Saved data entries
+---+

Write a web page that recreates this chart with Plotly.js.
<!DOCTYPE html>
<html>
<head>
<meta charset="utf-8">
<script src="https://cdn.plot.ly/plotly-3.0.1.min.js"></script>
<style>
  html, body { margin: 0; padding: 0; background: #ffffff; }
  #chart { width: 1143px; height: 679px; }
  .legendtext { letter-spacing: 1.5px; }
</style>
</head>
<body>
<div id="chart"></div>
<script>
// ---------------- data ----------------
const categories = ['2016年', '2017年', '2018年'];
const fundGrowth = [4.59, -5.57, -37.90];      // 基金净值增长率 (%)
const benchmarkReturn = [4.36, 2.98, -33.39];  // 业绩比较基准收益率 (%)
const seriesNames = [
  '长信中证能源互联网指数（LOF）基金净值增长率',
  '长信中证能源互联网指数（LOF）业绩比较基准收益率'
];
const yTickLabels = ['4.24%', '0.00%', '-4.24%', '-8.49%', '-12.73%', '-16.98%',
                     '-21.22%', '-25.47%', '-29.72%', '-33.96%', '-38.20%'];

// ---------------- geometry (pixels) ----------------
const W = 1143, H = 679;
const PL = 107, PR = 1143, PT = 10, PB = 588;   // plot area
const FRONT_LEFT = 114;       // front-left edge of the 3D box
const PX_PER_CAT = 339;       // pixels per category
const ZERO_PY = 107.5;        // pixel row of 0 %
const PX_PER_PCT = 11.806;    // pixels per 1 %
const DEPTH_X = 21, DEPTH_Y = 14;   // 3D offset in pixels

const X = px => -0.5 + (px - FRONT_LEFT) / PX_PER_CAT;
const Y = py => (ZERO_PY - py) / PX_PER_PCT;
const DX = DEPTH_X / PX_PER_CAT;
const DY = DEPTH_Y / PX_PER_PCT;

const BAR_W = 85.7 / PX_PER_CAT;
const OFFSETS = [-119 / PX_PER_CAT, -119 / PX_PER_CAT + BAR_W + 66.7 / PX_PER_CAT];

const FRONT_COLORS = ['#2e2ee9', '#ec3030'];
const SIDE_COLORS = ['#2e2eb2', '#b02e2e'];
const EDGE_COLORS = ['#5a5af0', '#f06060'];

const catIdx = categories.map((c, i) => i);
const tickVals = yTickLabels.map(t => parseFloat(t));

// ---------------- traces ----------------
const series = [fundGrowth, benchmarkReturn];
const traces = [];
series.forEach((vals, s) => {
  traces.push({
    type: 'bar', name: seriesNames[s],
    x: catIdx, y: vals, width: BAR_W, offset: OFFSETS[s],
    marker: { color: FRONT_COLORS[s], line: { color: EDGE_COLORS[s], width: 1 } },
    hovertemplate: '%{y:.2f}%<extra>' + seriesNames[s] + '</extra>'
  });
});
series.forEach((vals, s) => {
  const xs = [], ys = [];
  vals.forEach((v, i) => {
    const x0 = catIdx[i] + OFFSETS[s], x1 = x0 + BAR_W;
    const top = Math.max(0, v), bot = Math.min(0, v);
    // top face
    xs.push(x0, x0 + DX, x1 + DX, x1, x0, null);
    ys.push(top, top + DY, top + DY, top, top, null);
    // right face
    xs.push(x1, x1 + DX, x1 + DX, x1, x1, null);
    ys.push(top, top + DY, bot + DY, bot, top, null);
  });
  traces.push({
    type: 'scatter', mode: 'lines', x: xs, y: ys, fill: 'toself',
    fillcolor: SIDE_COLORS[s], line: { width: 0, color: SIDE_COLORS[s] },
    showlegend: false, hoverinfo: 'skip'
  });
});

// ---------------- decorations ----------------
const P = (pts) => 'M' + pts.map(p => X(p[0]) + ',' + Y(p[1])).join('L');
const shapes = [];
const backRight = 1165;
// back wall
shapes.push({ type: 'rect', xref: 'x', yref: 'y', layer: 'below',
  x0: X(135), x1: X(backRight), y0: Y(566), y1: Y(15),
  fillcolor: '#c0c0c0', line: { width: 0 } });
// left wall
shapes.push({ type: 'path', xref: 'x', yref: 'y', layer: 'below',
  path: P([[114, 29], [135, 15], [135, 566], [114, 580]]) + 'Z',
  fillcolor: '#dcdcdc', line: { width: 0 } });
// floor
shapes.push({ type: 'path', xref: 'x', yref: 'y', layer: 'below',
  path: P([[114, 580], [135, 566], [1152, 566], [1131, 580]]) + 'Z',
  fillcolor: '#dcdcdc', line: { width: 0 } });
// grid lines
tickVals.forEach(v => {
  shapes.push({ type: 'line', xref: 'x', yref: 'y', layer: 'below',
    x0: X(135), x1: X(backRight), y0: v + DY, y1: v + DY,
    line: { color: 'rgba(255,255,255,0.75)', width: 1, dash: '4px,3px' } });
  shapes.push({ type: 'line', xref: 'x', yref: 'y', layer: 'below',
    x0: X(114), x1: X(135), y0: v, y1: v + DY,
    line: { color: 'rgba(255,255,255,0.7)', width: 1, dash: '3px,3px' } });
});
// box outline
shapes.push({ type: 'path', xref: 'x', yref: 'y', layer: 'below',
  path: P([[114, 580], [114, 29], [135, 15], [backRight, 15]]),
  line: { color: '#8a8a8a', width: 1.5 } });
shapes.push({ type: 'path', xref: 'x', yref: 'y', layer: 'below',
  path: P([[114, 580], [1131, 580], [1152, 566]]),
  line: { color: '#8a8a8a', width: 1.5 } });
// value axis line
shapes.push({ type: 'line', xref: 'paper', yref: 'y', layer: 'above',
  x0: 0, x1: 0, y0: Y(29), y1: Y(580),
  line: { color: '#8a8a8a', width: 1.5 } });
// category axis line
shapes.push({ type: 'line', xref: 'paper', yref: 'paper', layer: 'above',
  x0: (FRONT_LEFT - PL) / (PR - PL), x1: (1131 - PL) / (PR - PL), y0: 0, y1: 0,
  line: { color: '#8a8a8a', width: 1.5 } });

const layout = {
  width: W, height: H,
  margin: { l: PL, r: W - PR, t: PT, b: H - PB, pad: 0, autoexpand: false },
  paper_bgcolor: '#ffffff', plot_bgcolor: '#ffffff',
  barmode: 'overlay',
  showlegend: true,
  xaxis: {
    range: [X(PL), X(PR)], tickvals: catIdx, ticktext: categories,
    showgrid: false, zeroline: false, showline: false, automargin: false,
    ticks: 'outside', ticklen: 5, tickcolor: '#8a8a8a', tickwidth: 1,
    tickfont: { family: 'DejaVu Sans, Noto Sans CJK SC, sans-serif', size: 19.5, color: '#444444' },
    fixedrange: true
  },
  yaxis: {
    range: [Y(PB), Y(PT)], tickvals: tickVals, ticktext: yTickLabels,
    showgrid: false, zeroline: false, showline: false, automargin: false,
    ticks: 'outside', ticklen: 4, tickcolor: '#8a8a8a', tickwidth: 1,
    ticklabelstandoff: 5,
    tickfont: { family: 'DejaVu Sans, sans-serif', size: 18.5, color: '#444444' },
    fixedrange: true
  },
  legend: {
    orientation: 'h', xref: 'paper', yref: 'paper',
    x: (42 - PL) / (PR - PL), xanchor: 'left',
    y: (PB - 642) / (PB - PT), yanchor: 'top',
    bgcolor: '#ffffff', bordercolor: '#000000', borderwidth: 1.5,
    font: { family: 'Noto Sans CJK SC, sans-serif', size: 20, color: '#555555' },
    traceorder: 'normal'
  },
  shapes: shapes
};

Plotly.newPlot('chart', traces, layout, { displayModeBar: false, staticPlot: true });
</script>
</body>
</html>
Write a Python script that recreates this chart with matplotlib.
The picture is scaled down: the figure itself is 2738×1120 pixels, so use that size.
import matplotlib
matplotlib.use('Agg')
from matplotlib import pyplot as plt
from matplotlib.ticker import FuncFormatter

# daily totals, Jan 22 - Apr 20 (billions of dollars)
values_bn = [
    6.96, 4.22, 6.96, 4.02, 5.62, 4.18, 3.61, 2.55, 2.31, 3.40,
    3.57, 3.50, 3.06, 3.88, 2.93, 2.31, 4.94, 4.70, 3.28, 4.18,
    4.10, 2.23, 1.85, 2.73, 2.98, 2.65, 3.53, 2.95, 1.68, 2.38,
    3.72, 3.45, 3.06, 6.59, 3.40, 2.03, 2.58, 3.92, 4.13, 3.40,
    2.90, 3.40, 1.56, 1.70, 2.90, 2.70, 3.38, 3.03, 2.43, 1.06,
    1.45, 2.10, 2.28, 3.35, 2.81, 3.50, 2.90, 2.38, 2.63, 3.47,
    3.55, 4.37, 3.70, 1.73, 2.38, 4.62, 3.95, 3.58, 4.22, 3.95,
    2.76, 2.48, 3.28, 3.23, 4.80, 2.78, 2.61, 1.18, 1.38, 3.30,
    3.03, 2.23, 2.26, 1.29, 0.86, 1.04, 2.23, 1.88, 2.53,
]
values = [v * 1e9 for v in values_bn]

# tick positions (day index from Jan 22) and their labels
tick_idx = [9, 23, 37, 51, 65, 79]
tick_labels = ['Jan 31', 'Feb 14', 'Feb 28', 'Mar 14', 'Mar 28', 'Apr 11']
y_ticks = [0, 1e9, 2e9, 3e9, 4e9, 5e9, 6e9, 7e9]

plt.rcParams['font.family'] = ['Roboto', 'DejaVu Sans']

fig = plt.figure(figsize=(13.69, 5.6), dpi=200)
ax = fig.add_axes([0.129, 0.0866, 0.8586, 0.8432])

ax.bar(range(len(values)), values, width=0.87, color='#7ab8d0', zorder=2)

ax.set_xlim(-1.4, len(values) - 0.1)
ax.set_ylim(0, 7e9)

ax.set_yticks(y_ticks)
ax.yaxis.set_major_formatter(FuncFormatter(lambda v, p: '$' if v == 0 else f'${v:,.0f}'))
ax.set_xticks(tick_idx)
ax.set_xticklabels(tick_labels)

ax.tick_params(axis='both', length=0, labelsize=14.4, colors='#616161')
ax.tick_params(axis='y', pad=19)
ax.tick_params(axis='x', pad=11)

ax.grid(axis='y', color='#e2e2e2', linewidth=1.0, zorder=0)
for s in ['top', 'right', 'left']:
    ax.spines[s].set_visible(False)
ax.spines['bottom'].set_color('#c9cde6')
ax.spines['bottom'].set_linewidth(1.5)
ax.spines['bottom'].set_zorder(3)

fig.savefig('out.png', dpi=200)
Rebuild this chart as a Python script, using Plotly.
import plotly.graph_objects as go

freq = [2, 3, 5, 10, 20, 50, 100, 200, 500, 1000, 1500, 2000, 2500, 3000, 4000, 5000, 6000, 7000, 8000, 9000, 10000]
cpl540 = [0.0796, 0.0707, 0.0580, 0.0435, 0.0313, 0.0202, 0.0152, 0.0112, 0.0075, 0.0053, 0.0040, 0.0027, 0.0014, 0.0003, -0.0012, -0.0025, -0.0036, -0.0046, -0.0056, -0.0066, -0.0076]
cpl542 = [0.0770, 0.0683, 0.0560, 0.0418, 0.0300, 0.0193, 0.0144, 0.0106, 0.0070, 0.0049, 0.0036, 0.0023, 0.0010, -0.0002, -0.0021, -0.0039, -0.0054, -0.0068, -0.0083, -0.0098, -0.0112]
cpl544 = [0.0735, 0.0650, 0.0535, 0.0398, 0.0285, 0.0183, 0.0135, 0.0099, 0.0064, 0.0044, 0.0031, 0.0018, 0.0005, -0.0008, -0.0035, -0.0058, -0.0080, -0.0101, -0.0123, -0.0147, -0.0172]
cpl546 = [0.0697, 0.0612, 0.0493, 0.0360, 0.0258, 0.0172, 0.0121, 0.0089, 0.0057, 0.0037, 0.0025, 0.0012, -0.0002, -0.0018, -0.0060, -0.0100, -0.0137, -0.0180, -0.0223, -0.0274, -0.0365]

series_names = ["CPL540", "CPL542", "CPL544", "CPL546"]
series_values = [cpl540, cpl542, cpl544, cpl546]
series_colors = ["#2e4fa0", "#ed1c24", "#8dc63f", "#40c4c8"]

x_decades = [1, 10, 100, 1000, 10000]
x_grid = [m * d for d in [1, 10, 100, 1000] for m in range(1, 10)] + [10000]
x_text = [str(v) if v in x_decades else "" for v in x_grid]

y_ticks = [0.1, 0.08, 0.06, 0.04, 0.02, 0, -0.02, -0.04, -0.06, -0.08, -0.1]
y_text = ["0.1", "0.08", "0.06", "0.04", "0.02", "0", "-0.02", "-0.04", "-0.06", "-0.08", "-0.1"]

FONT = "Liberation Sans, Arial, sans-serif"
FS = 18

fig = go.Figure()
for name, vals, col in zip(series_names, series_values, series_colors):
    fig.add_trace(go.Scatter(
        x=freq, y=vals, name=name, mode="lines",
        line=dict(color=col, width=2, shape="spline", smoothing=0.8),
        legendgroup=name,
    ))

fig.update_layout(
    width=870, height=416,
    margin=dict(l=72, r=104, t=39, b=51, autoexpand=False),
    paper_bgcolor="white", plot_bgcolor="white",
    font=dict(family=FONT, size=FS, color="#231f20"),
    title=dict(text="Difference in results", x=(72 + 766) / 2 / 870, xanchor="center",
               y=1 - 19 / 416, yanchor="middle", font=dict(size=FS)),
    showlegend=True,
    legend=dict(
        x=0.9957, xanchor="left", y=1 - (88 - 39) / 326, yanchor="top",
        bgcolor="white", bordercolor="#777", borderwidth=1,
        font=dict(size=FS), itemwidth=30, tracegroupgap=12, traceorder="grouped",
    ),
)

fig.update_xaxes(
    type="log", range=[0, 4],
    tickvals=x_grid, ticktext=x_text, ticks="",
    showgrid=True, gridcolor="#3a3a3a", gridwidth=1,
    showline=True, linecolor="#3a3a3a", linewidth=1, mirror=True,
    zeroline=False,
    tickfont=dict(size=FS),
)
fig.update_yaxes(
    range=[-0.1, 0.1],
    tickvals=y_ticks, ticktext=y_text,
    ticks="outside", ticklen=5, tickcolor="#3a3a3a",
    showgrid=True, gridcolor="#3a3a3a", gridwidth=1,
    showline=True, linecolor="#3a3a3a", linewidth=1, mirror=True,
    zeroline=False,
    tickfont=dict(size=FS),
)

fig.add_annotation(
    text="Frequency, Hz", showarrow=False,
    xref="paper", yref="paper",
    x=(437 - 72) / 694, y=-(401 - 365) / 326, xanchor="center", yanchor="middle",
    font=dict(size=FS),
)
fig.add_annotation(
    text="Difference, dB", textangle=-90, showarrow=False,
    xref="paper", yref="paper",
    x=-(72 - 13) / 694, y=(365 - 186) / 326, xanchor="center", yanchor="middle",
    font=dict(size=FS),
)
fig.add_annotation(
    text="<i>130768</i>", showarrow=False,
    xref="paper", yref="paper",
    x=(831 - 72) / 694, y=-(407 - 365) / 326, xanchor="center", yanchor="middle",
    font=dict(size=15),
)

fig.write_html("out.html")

+---+

▸ **Problem details**
Give back exactly the lines from the beginning of the records through the line containing "const DEPTH_X = 21, DEPTH_Y", and only those.

▸ **Answer for the task**
Write a web page that recreates this chart with Plotly.js.
<!DOCTYPE html>
<html>
<head>
<meta charset="utf-8">
<script src="https://cdn.plot.ly/plotly-3.0.1.min.js"></script>
<style>
  html, body { margin: 0; padding: 0; background: #ffffff; }
  #chart { width: 1143px; height: 679px; }
  .legendtext { letter-spacing: 1.5px; }
</style>
</head>
<body>
<div id="chart"></div>
<script>
// ---------------- data ----------------
const categories = ['2016年', '2017年', '2018年'];
const fundGrowth = [4.59, -5.57, -37.90];      // 基金净值增长率 (%)
const benchmarkReturn = [4.36, 2.98, -33.39];  // 业绩比较基准收益率 (%)
const seriesNames = [
  '长信中证能源互联网指数（LOF）基金净值增长率',
  '长信中证能源互联网指数（LOF）业绩比较基准收益率'
];
const yTickLabels = ['4.24%', '0.00%', '-4.24%', '-8.49%', '-12.73%', '-16.98%',
                     '-21.22%', '-25.47%', '-29.72%', '-33.96%', '-38.20%'];

// ---------------- geometry (pixels) ----------------
const W = 1143, H = 679;
const PL = 107, PR = 1143, PT = 10, PB = 588;   // plot area
const FRONT_LEFT = 114;       // front-left edge of the 3D box
const PX_PER_CAT = 339;       // pixels per category
const ZERO_PY = 107.5;        // pixel row of 0 %
const PX_PER_PCT = 11.806;    // pixels per 1 %
const DEPTH_X = 21, DEPTH_Y = 14;   // 3D offset in pixels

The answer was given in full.